In 1889, Swettenham succeeded Sir Hugh Low as Resident of Perak (where he had served in an acting capacity some time earlier) and remained in this post for six years. During this time he (and others) were becoming increasingly aware of a growing need for some closer association between the several Protected Malay States, in the interests chiefly of administrative uniformity. By the early 1890's there were four such basic units—Perak, Selangor, Pahang and the Negri Sembilan (though the last were still to some extent sub-divided)—each with its own Resident, its own legislative apparatus and administrative practice, separate budgets and greatly varying economic fortunes. In later years some dispute arose about who thought of federation first, but the point is of no great moment here, and whatever else is said Swettenham was certainly one of the earliest and strongest exponents of what was perhaps a rather obvious idea from the British point of view. For the Malay rulers, however, the advantages were nowhere near so clear, and a good deal of time was spent during the year or so preceding federation in discussing how best to persuade them The man who knew the rulers most intimately, and presumably had most influence with them, was Frank Swettenham, and the Governor pro-posed that he be sent round to each of them in turn to explain the scheme to them and obtain their signatures to the federation agreement.

On 6 June 1895 a telegram was composed in Whitehall which read as follows: `In reply to your confidential despatch 1 May mission Swettenham approved. In fifth section of agreement substitute for federacy federation'. By one of the eerie whims peculiar to the compilers of code books, the version actually sent read: `Dayspring ironshod knitting Swettenham approved. In fifth profitable agreement resistless federacy enraptured'. It would, of course, be an exaggeration to describe the act of federation as Swettenham's `ironshod knitting', but the fact remains that his powers of persuasion were more than equal to the task set them, and that the rulers, if not enraptured, were certainly resistless in their acceptance of the new order.

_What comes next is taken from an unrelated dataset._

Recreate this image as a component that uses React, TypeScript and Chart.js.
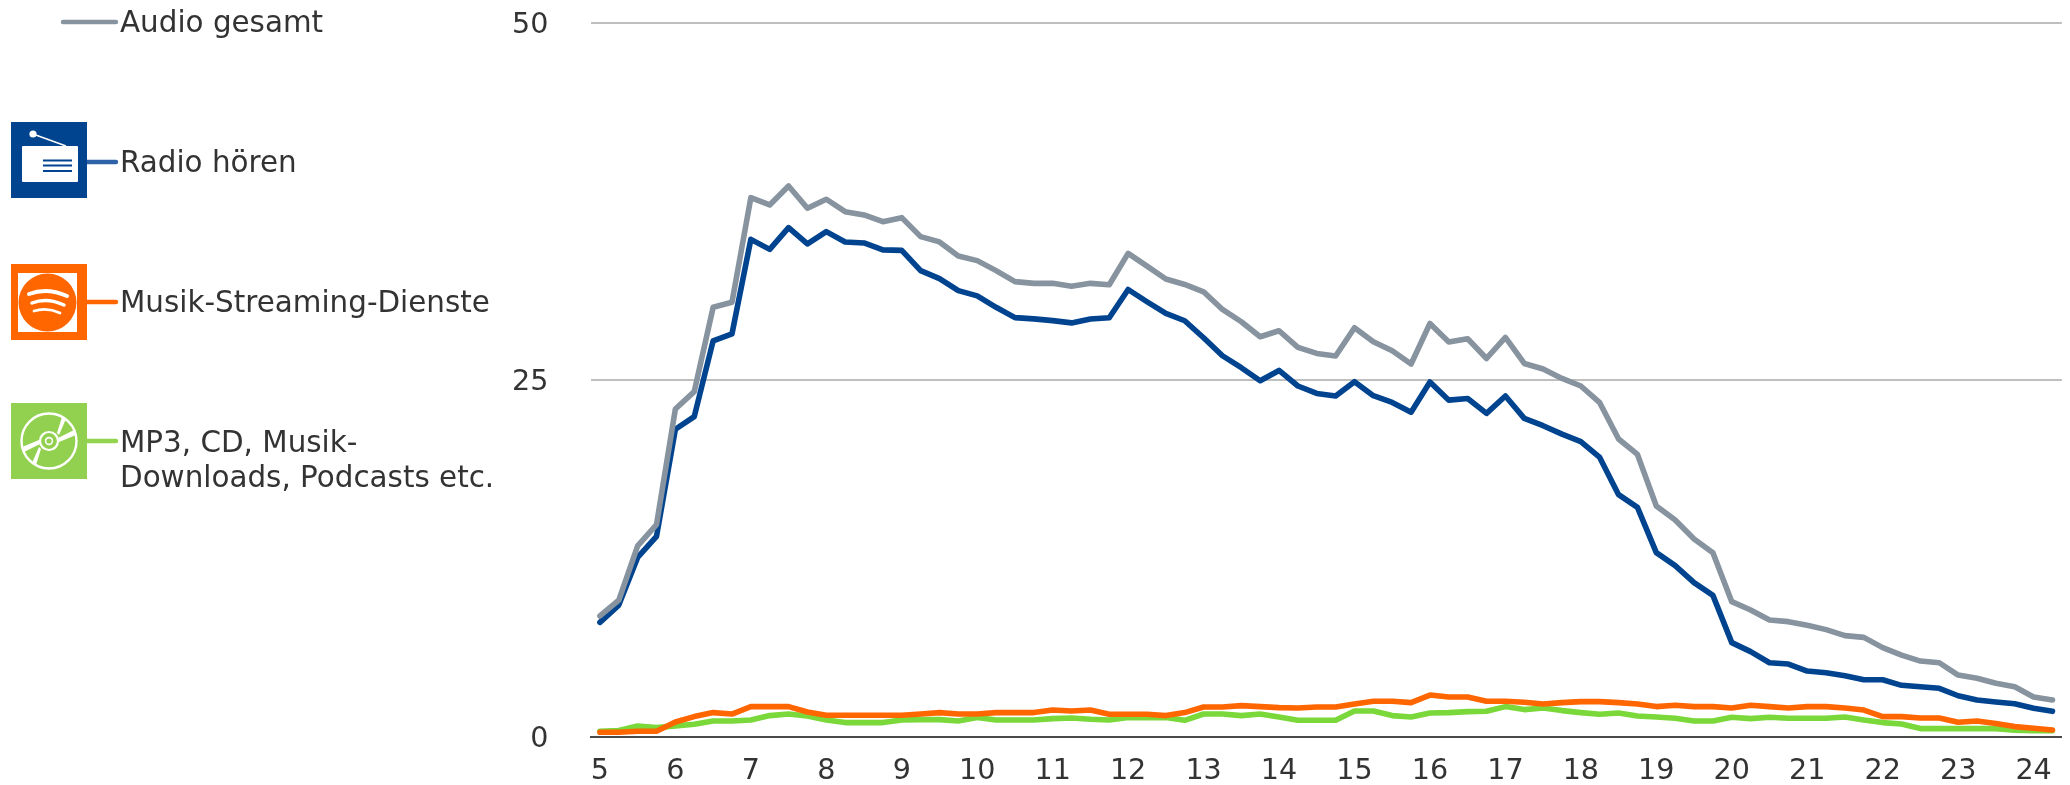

Swettenham himself, created Sir Frank in 1897, was appointed Resident General of the Federated Malay States, and served in this capacity until 1901, when he moved the last remaining step up the Malayan official ladder by becoming Governor of the Straits Settlements and High Commissioner for the Malay States. Three years later, while home on leave in England, he retired, thus concluding, as he himself wrote subsequently, `a rather strenuous service of over thirty years in an enervating climate'--a service which was, in addition, coterminous at every point with the establishment of British colonial rule in the Malay peninsula.